* [WHAT NEEDS TO BE DONE]: Copy the lines below as they are; omit the images they contain.

* [DATA EXTRACT]:
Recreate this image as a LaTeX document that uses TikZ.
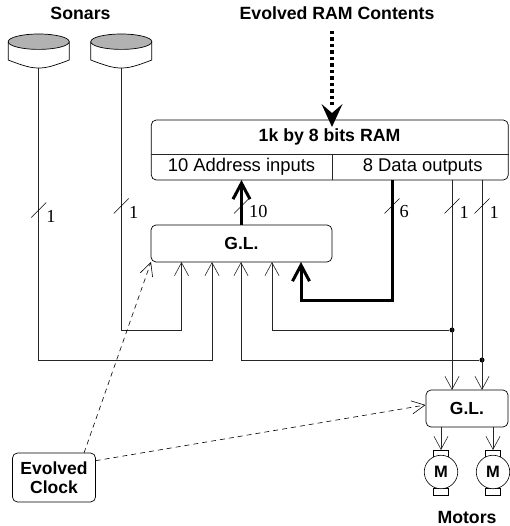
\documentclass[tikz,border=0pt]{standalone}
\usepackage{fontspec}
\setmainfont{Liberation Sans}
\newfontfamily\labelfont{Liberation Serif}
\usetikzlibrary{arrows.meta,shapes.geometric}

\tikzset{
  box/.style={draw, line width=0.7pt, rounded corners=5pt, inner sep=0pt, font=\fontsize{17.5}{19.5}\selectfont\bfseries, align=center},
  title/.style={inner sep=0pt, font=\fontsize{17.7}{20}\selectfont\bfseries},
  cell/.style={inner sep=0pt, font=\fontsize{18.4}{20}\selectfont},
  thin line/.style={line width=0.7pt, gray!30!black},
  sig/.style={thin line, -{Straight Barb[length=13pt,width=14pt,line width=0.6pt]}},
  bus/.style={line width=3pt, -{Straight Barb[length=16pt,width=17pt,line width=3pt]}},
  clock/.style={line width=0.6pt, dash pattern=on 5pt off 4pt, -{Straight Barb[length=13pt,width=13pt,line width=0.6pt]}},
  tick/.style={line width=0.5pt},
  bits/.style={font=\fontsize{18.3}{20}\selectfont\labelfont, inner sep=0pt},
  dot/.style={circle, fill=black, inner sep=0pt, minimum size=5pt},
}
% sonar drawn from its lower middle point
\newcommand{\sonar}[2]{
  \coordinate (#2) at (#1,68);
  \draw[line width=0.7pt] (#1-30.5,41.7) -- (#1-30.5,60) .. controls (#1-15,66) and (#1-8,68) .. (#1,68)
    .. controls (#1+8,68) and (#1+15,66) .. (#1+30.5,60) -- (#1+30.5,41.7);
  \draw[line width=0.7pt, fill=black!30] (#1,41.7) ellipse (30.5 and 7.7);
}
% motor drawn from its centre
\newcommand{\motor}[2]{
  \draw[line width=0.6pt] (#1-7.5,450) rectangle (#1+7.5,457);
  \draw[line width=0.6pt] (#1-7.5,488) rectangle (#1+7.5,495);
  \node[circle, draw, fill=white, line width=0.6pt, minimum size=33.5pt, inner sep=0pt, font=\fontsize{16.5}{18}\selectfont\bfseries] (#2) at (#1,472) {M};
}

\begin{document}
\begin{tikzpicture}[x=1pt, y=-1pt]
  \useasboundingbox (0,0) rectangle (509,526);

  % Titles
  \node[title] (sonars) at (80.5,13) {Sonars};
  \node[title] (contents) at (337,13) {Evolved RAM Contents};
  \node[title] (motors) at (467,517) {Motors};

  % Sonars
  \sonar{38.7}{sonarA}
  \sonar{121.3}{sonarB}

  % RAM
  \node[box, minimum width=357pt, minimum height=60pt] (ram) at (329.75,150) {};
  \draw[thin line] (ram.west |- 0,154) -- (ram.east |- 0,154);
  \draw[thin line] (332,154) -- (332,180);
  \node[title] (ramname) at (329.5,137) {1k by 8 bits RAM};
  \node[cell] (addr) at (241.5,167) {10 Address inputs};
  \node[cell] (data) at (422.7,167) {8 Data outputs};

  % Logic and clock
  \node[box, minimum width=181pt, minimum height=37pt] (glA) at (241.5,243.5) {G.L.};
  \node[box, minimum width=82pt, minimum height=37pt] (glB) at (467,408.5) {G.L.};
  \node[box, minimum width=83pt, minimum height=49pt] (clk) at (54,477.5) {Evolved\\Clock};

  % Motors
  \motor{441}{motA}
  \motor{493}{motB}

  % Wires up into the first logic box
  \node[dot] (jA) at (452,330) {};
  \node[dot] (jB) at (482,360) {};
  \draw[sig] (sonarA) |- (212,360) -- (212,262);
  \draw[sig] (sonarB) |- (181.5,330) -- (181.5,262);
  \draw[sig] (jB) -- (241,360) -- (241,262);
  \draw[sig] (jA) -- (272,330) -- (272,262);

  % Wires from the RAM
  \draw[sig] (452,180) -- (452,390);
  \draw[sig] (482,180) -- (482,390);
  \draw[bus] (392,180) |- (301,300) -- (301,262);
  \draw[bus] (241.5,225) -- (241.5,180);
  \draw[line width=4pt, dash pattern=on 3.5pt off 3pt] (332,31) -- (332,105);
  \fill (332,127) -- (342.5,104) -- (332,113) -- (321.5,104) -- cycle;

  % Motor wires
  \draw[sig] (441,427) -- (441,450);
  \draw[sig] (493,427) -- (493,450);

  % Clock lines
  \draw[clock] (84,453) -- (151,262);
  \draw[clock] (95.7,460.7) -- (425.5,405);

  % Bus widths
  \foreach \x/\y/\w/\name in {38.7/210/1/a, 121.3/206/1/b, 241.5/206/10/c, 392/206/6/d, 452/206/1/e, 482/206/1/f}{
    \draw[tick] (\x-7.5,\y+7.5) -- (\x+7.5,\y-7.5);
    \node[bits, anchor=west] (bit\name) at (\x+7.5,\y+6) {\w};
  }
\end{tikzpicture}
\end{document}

* [SOLUTION TO THE EXERCISE]:
Recreate this image as a LaTeX document that uses TikZ.
\documentclass[tikz,border=0pt]{standalone}
\usepackage{fontspec}
\setmainfont{Liberation Sans}
\newfontfamily\labelfont{Liberation Serif}
\usetikzlibrary{arrows.meta,shapes.geometric}

\tikzset{
  box/.style={draw, line width=0.7pt, rounded corners=5pt, inner sep=0pt, font=\fontsize{17.5}{19.5}\selectfont\bfseries, align=center},
  title/.style={inner sep=0pt, font=\fontsize{17.7}{20}\selectfont\bfseries},
  cell/.style={inner sep=0pt, font=\fontsize{18.4}{20}\selectfont},
  thin line/.style={line width=0.7pt, gray!30!black},
  sig/.style={thin line, -{Straight Barb[length=13pt,width=14pt,line width=0.6pt]}},
  bus/.style={line width=3pt, -{Straight Barb[length=16pt,width=17pt,line width=3pt]}},
  clock/.style={line width=0.6pt, dash pattern=on 5pt off 4pt, -{Straight Barb[length=13pt,width=13pt,line width=0.6pt]}},
  tick/.style={line width=0.5pt},
  bits/.style={font=\fontsize{18.3}{20}\selectfont\labelfont, inner sep=0pt},
  dot/.style={circle, fill=black, inner sep=0pt, minimum size=5pt},
}
% sonar drawn from its lower middle point
\newcommand{\sonar}[2]{
  \coordinate (#2) at (#1,68);
  \draw[line width=0.7pt] (#1-30.5,41.7) -- (#1-30.5,60) .. controls (#1-15,66) and (#1-8,68) .. (#1,68)
    .. controls (#1+8,68) and (#1+15,66) .. (#1+30.5,60) -- (#1+30.5,41.7);
  \draw[line width=0.7pt, fill=black!30] (#1,41.7) ellipse (30.5 and 7.7);
}
% motor drawn from its centre
\newcommand{\motor}[2]{
  \draw[line width=0.6pt] (#1-7.5,450) rectangle (#1+7.5,457);
  \draw[line width=0.6pt] (#1-7.5,488) rectangle (#1+7.5,495);
  \node[circle, draw, fill=white, line width=0.6pt, minimum size=33.5pt, inner sep=0pt, font=\fontsize{16.5}{18}\selectfont\bfseries] (#2) at (#1,472) {M};
}

\begin{document}
\begin{tikzpicture}[x=1pt, y=-1pt]
  \useasboundingbox (0,0) rectangle (509,526);

  % Titles
  \node[title] (sonars) at (80.5,13) {Sonars};
  \node[title] (contents) at (337,13) {Evolved RAM Contents};
  \node[title] (motors) at (467,517) {Motors};

  % Sonars
  \sonar{38.7}{sonarA}
  \sonar{121.3}{sonarB}

  % RAM
  \node[box, minimum width=357pt, minimum height=60pt] (ram) at (329.75,150) {};
  \draw[thin line] (ram.west |- 0,154) -- (ram.east |- 0,154);
  \draw[thin line] (332,154) -- (332,180);
  \node[title] (ramname) at (329.5,137) {1k by 8 bits RAM};
  \node[cell] (addr) at (241.5,167) {10 Address inputs};
  \node[cell] (data) at (422.7,167) {8 Data outputs};

  % Logic and clock
  \node[box, minimum width=181pt, minimum height=37pt] (glA) at (241.5,243.5) {G.L.};
  \node[box, minimum width=82pt, minimum height=37pt] (glB) at (467,408.5) {G.L.};
  \node[box, minimum width=83pt, minimum height=49pt] (clk) at (54,477.5) {Evolved\\Clock};

  % Motors
  \motor{441}{motA}
  \motor{493}{motB}

  % Wires up into the first logic box
  \node[dot] (jA) at (452,330) {};
  \node[dot] (jB) at (482,360) {};
  \draw[sig] (sonarA) |- (212,360) -- (212,262);
  \draw[sig] (sonarB) |- (181.5,330) -- (181.5,262);
  \draw[sig] (jB) -- (241,360) -- (241,262);
  \draw[sig] (jA) -- (272,330) -- (272,262);

  % Wires from the RAM
  \draw[sig] (452,180) -- (452,390);
  \draw[sig] (482,180) -- (482,390);
  \draw[bus] (392,180) |- (301,300) -- (301,262);
  \draw[bus] (241.5,225) -- (241.5,180);
  \draw[line width=4pt, dash pattern=on 3.5pt off 3pt] (332,31) -- (332,105);
  \fill (332,127) -- (342.5,104) -- (332,113) -- (321.5,104) -- cycle;

  % Motor wires
  \draw[sig] (441,427) -- (441,450);
  \draw[sig] (493,427) -- (493,450);

  % Clock lines
  \draw[clock] (84,453) -- (151,262);
  \draw[clock] (95.7,460.7) -- (425.5,405);

  % Bus widths
  \foreach \x/\y/\w/\name in {38.7/210/1/a, 121.3/206/1/b, 241.5/206/10/c, 392/206/6/d, 452/206/1/e, 482/206/1/f}{
    \draw[tick] (\x-7.5,\y+7.5) -- (\x+7.5,\y-7.5);
    \node[bits, anchor=west] (bit\name) at (\x+7.5,\y+6) {\w};
  }
\end{tikzpicture}
\end{document}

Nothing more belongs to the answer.